Abstract

Female figures routinely appear in popular fiction as ostensibly critical correctives to masculinity who can inadvertently retrench problematic divisions between “Woman” and “Man.” In video games, these figures are often aural rather than visual; whether they are off-screen narrators, nonplayer characters, framing devices, or divinities, players regularly hear voices without seeing their source. While many games leave voices off-screen for reasons of technical and economic constraint, developers may restrict voices in this manner for other reasons as well—or at least with other consequences. The voice is a particularly potent site for the production of sexual difference, and the restriction of the female voice to relatively narrow protocols can result in the reduction of female characters to mere agential functions. This article offers brief critical readings of the acousmatic female voice in five recent games—BioShock (2007), Gone Home (2013), The Stanley Parable (2013), The Talos Principle (2014), and Firewatch (2016)—that illustrate the complicated connections between gender, games, technology, and the political.
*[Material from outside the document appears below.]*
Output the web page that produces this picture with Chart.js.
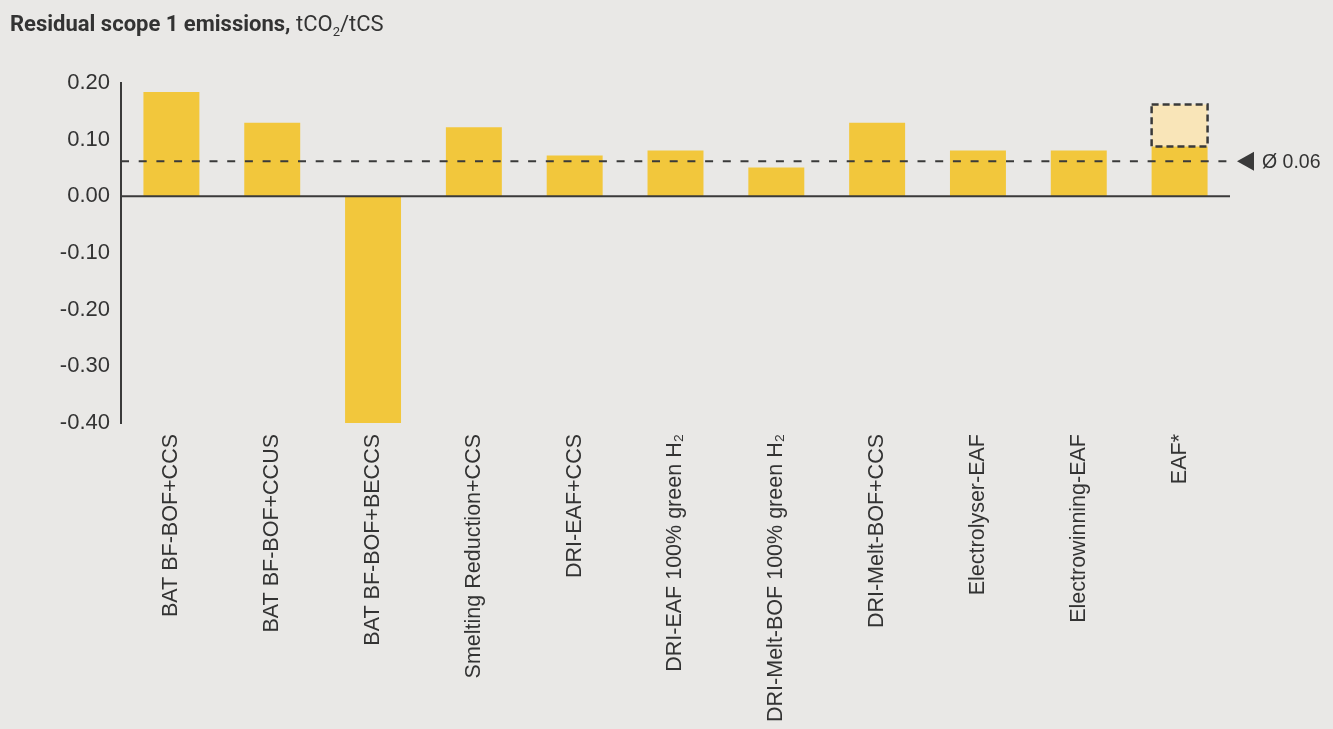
<!DOCTYPE html>
<html>
<head>
<meta charset="utf-8">
<script src="https://cdn.jsdelivr.net/npm/chart.js@4/dist/chart.umd.min.js"></script>
<style>
  html, body { margin: 0; padding: 0; background: #e9e8e6; }
  #wrap { position: relative; width: 1333px; height: 729px; }
  #title { position: absolute; left: 10px; top: 13px; line-height: 22px; font-family: "Roboto", "Liberation Sans", sans-serif; font-size: 22px; color: #333; white-space: nowrap; }
  #title b { font-weight: 700; }
  #title sub { font-size: 13px; vertical-align: -5px; line-height: 0; }
  canvas { position: absolute; left: 0; top: 0; }
</style>
</head>
<body>
<div id="wrap">
  <canvas id="c" width="1333" height="729"></canvas>
  <div id="title"><b>Residual scope 1 emissions,</b> tCO<sub>2</sub>/tCS</div>
</div>
<script>
const categories = [
  "BAT BF-BOF+CCS",
  "BAT BF-BOF+CCUS",
  "BAT BF-BOF+BECCS",
  "Smelting Reduction+CCS",
  "DRI-EAF+CCS",
  "DRI-EAF 100% green H\u2082",
  "DRI-Melt-BOF 100% green H\u2082",
  "DRI-Melt-BOF+CCS",
  "Electrolyser-EAF",
  "Electrowinning-EAF",
  "EAF*"
];
const emissions = [0.184, 0.13, -0.40, 0.122, 0.072, 0.081, 0.051, 0.13, 0.081, 0.081, 0.088];
const eafUpperRange = [null, null, null, null, null, null, null, null, null, null, [0.088, 0.162]];
const averageValue = 0.062;
const averageLabel = "\u00D8 0.06";
const yMin = -0.40, yMax = 0.20, yStep = 0.10;

const BAR = "#f2c73c";
const BAR_LIGHT = "#f9e5b8";
const DARK = "#3a3a3a";
const TEXT = "#333333";

const overlay = {
  id: "overlay",
  afterDatasetsDraw(chart) {
    const ctx = chart.ctx;
    const area = chart.chartArea;
    const y = chart.scales.y;
    const y0 = y.getPixelForValue(0);
    ctx.save();
    ctx.strokeStyle = DARK;
    ctx.lineWidth = 2;
    ctx.beginPath();
    ctx.moveTo(area.left, y0);
    ctx.lineTo(area.right, y0);
    ctx.stroke();

    const meta = chart.getDatasetMeta(1);
    meta.data.forEach((el, i) => {
      if (!eafUpperRange[i]) return;
      const p = el.getProps(["x", "y", "base", "width"], true);
      const l = p.x - p.width / 2, r = p.x + p.width / 2;
      const t = Math.min(p.y, p.base), b = Math.max(p.y, p.base);
      ctx.setLineDash([7, 4]);
      ctx.lineWidth = 2.5;
      ctx.strokeStyle = DARK;
      ctx.strokeRect(l, t, r - l, b - t);
    });

    const ya = y.getPixelForValue(averageValue);
    ctx.setLineDash([8, 9.7]);
    ctx.lineWidth = 2;
    ctx.strokeStyle = DARK;
    ctx.beginPath();
    ctx.moveTo(area.left, ya);
    ctx.lineTo(area.right + 3, ya);
    ctx.stroke();
    ctx.setLineDash([]);
    const tx = area.right + 7;
    ctx.fillStyle = DARK;
    ctx.beginPath();
    ctx.moveTo(tx, ya);
    ctx.lineTo(tx + 17, ya - 9.5);
    ctx.lineTo(tx + 17, ya + 9.5);
    ctx.closePath();
    ctx.fill();
    ctx.fillStyle = TEXT;
    ctx.font = '19.5px "Liberation Sans", Arial, sans-serif';
    ctx.textBaseline = "middle";
    ctx.textAlign = "left";
    ctx.fillText(averageLabel, tx + 25, ya + 1);
    ctx.restore();
  }
};

new Chart(document.getElementById("c"), {
  type: "bar",
  data: {
    labels: categories,
    datasets: [
      {
        data: emissions,
        backgroundColor: BAR,
        borderWidth: 0,
        barPercentage: 0.555,
        categoryPercentage: 1.0,
        order: 1
      },
      {
        data: eafUpperRange,
        backgroundColor: BAR_LIGHT,
        borderWidth: 0,
        grouped: false,
        barPercentage: 0.555,
        categoryPercentage: 1.0,
        order: 2
      }
    ]
  },
  options: {
    responsive: false,
    animation: false,
    layout: { padding: { top: 83, right: 103, left: 0, bottom: 0 } },
    plugins: { legend: { display: false }, tooltip: { enabled: false }, title: { display: false } },
    scales: {
      x: {
        grid: { display: false, drawTicks: false },
        border: { display: false },
        ticks: {
          color: TEXT,
          font: { family: '"Liberation Sans", Arial, sans-serif', size: 21.5 },
          minRotation: 90,
          maxRotation: 90,
          autoSkip: false,
          padding: 11
        },
        afterFit(scale) { scale.height = 306; }
      },
      y: {
        min: yMin,
        max: yMax,
        grid: { display: false, drawTicks: false },
        border: { display: true, color: DARK, width: 2 },
        ticks: {
          stepSize: yStep,
          color: TEXT,
          padding: 11,
          font: { family: '"Liberation Sans", Arial, sans-serif', size: 22 },
          callback: (v) => (Math.abs(v) < 1e-9 ? 0 : v).toFixed(2)
        },
        afterFit(scale) { scale.width = 121; }
      }
    }
  },
  plugins: [overlay]
});
</script>
</body>
</html>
It then turns to the work of Super-giant Games, a small developer responsible for four critical and popular successes. Rather than reducing women’s voices to agential player functions, Supergiant’s first two games, Bastion (2011) and Transistor (2014), pose these voices as an affirmation of the characters’ agency. Moreover, because of the distressing character of this affirmation for certain players, Supergiant at first represses these characters’ speech. Although they are rendered voiceless, they are anything but powerless.